Language
Children are immersed in a world of sounds. They begin very gradually to comprehend that the sounds of voices are suffused with special meaning. By two years of age most children have learned to talk. They mimic the sounds they hear from their family and know which combinations will result in food or comfort or whatever they crave at the moment. From that initial self-absorption, the innate drive to develop sophisticated language skills is set furiously in motion. It will spur their emerging world curiosity. How that urge to read, write, describe feelings, and relate stories is channeled will profoundly influence their abilities to think coherently and communicate effectively. They begin to grasp the notion that letters, sounds, syllables, words, and sentences, our uniquely human symbols, represent other things, whole thoughts, and ideas, The internal pathways their brains create in laying down the building blocks of language will form the structures of their lifelong culture - the storehouse of all their memories, information, and knowledge.

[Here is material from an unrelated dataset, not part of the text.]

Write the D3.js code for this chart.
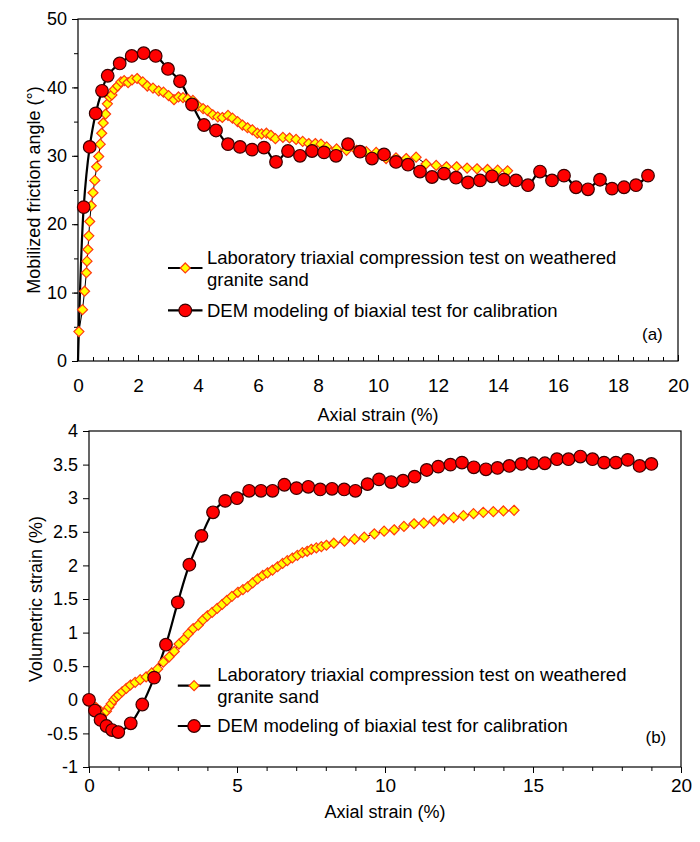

The longest sensitive period for rapid natural learning is the one for language. It lasts from birth to six years. The Montessori language section embodies a holistic approach to communication skills: listening, speaking, writing, and reading taken all together. It is sense rooted as is everything else in the Montessori classroom, including touching and manipulating sandpaper letters, sorting sculpted letters by sounds, and gaining muscle control for writing by copying letters in metal cutouts. But language learning brings together more than materials and solitary exploration. Language games help children begin to hear sounds in isolation. They also delight to the sounds of similar words.
They love to listen for rhymes and alliterative repetitions. The activities progress to include letters with the sounds, and then on to grouping sounds together with moveable alphabets. Before long, children absorb the connections between letter symbols, sounds, whole words, and the new words they make by exchanging letters.
Stories play an important role. The children listen to stories and in turn dictate their own, which are written down by the teacher. This process solidifies the connections between writing, reading, and spoken language and leads the children to more elaborate experimentation and self teaching. They are repeatedly thrilled with the amazing capabilities they gain using the flexible symbols and structure of language.